Law Society: Charity legislation needs wider reform
The Law Society of Scotland has called for wider reform of charity legislation in its response to a Scottish government consultation on charity law.
The Charities and Trustee Investment (Scotland) Act 2005 governs the operation of over 24,000 charities across Scotland (with over 180,000 charity trustees) including community groups, religious charities, schools, universities, grant-giving charities, and major care providers.
Stephen Phillips, convener of the Law Society’s Charity Law Committee, said: “The legislation regulating charities is now almost 15 years old, and merits a comprehensive review.

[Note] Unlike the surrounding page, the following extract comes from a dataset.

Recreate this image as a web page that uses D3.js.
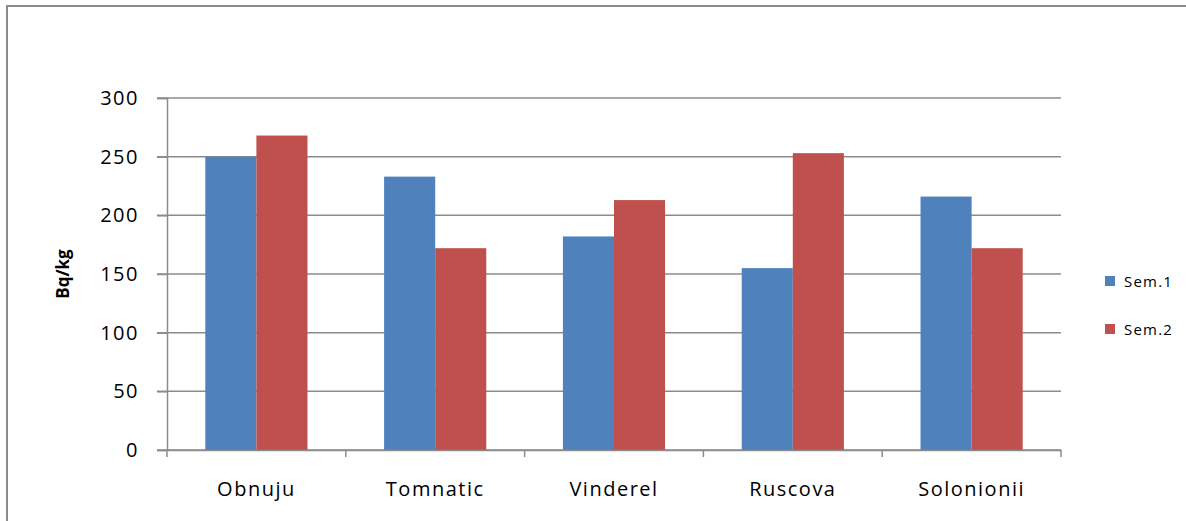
<!DOCTYPE html>
<html>
<head>
<meta charset="utf-8">
<script src="https://cdn.jsdelivr.net/npm/d3@7"></script>
<style>
  body { margin: 0; background: #fff; }
  svg { display: block; font-family: "Open Sans", sans-serif; }
</style>
</head>
<body>
<div id="chart"></div>
<script>
var categories = ["Obnuju", "Tomnatic", "Vinderel", "Ruscova", "Solonionii"]
var seriesNames = ["Sem.1", "Sem.2"]
var sem1 = [250, 233, 182, 155, 216]
var sem2 = [268, 172, 213, 253, 172]
var yTicks = [0, 50, 100, 150, 200, 250, 300]
var colors = ["#4f81bd", "#c0504d"]

var width = 1186, height = 521
var margin = { top: 98, left: 167, right: 125, bottom: 71 }

var svg = d3.select("#chart").append("svg")
  .attr("width", width)
  .attr("height", height)

// outer chart border
svg.append("rect")
  .attr("x", 7).attr("y", 6)
  .attr("width", width + 10).attr("height", height + 10)
  .attr("fill", "none")
  .attr("stroke", "#8c8c8c")
  .attr("stroke-width", 2)

var x = d3.scaleBand()
  .domain(categories)
  .range([margin.left, width - margin.right])

var x1 = d3.scaleBand()
  .domain(seriesNames)
  .range([0, x.bandwidth()])
  .paddingOuter(0.75)
  .paddingInner(0)

var y = d3.scaleLinear()
  .domain([0, 300])
  .range([height - margin.bottom, margin.top])

// gridlines
svg.append("g")
  .selectAll("line")
  .data(yTicks)
  .join("line")
  .attr("x1", margin.left - 10)
  .attr("x2", width - margin.right)
  .attr("y1", function(d) { return y(d) })
  .attr("y2", function(d) { return y(d) })
  .attr("stroke", "#8c8c8c")
  .attr("stroke-width", 1.5)

var data = categories.map(function(c, i) {
  return { cat: c, vals: [sem1[i], sem2[i]] }
})

var groups = svg.append("g")
  .selectAll("g")
  .data(data)
  .join("g")
  .attr("transform", function(d) { return "translate(" + x(d.cat) + ",0)" })

groups.selectAll("rect")
  .data(function(d) {
    return d.vals.map(function(v, j) { return { name: seriesNames[j], value: v, j: j } })
  })
  .join("rect")
  .attr("x", function(d) { return x1(d.name) })
  .attr("width", x1.bandwidth())
  .attr("y", function(d) { return y(d.value) })
  .attr("height", function(d) { return y(0) - y(d.value) })
  .attr("fill", function(d) { return colors[d.j] })

// y axis
var yAxis = svg.append("g")
  .attr("transform", "translate(" + margin.left + ",0)")
  .call(d3.axisLeft(y).tickValues(yTicks).tickSize(10).tickPadding(18))
yAxis.select(".domain").attr("stroke", "#8c8c8c").attr("stroke-width", 1.5)
yAxis.selectAll(".tick line").attr("stroke", "#8c8c8c").attr("stroke-width", 1.5)
yAxis.selectAll("text")
  .attr("font-size", 20)
  .attr("letter-spacing", 1.5)
  .attr("font-family", "Open Sans")
  .attr("fill", "#000")

// x axis
var xAxis = svg.append("g")
  .attr("transform", "translate(0," + y(0) + ")")
  .call(d3.axisBottom(x).tickSize(0).tickPadding(32))
xAxis.select(".domain").attr("stroke", "#8c8c8c").attr("stroke-width", 1.5)
xAxis.selectAll("text")
  .attr("font-size", 20)
  .attr("letter-spacing", 1.5)
  .attr("font-family", "Open Sans")
  .attr("fill", "#000")

// category separators
var bounds = categories.map(function(c) { return x(c) }).concat([x.range()[1]])
svg.append("g")
  .selectAll("line")
  .data(bounds)
  .join("line")
  .attr("x1", function(d) { return d })
  .attr("x2", function(d) { return d })
  .attr("y1", y(0))
  .attr("y2", y(0) + 7)
  .attr("stroke", "#8c8c8c")
  .attr("stroke-width", 1.5)

// y title
svg.append("text")
  .attr("transform", "translate(69," + (y(150)) + ") rotate(-90)")
  .attr("text-anchor", "middle")
  .attr("font-size", 17)
  .attr("font-weight", "bold")
  .text("Bq/kg")

// legend
var legend = svg.append("g")
  .selectAll("g")
  .data(seriesNames)
  .join("g")
  .attr("transform", function(d, i) { return "translate(1105," + (276 + i * 48) + ")" })

legend.append("rect")
  .attr("width", 10).attr("height", 10)
  .attr("fill", function(d, i) { return colors[i] })

legend.append("text")
  .attr("x", 19)
  .attr("y", 11)
  .attr("font-size", 15)
  .attr("letter-spacing", 1.2)
  .text(function(d) { return d })
</script>
</body>
</html>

“We welcome the Scottish government’s commitment to reviewing the legislation, but we strongly believe that there are many other areas within the legislation – over and above the specific points highlighted in the consultation document – that should be considered as part of this review. After 15 years, it would be a badly missed opportunity not to do so.
“Charity regulation needs to command the confidence of the general public, as well as those who serve on charity boards, volunteer, donate and otherwise engage with charities.
“The majority of charities in Scotland have annual incomes of less than £25,000, so it is critically important that regulation is proportionate and carefully focused. We believe that reforms to Scottish Charitable Incorporated Organisations (SCIOs), particularly to smooth the path for existing charities wishing to convert to this form, would significantly benefit the sector.
“We also believe that reform of trustee remuneration, and specific obligations regarding the reporting of notifiable events (where there has been a serious incident affecting a charity), would clarify the duties on charity trustees and promote confidence in the sector as a whole.”
The Law Society’s response to the consultation highlights over 20 areas of the 2005 act where wider reform would be beneficial.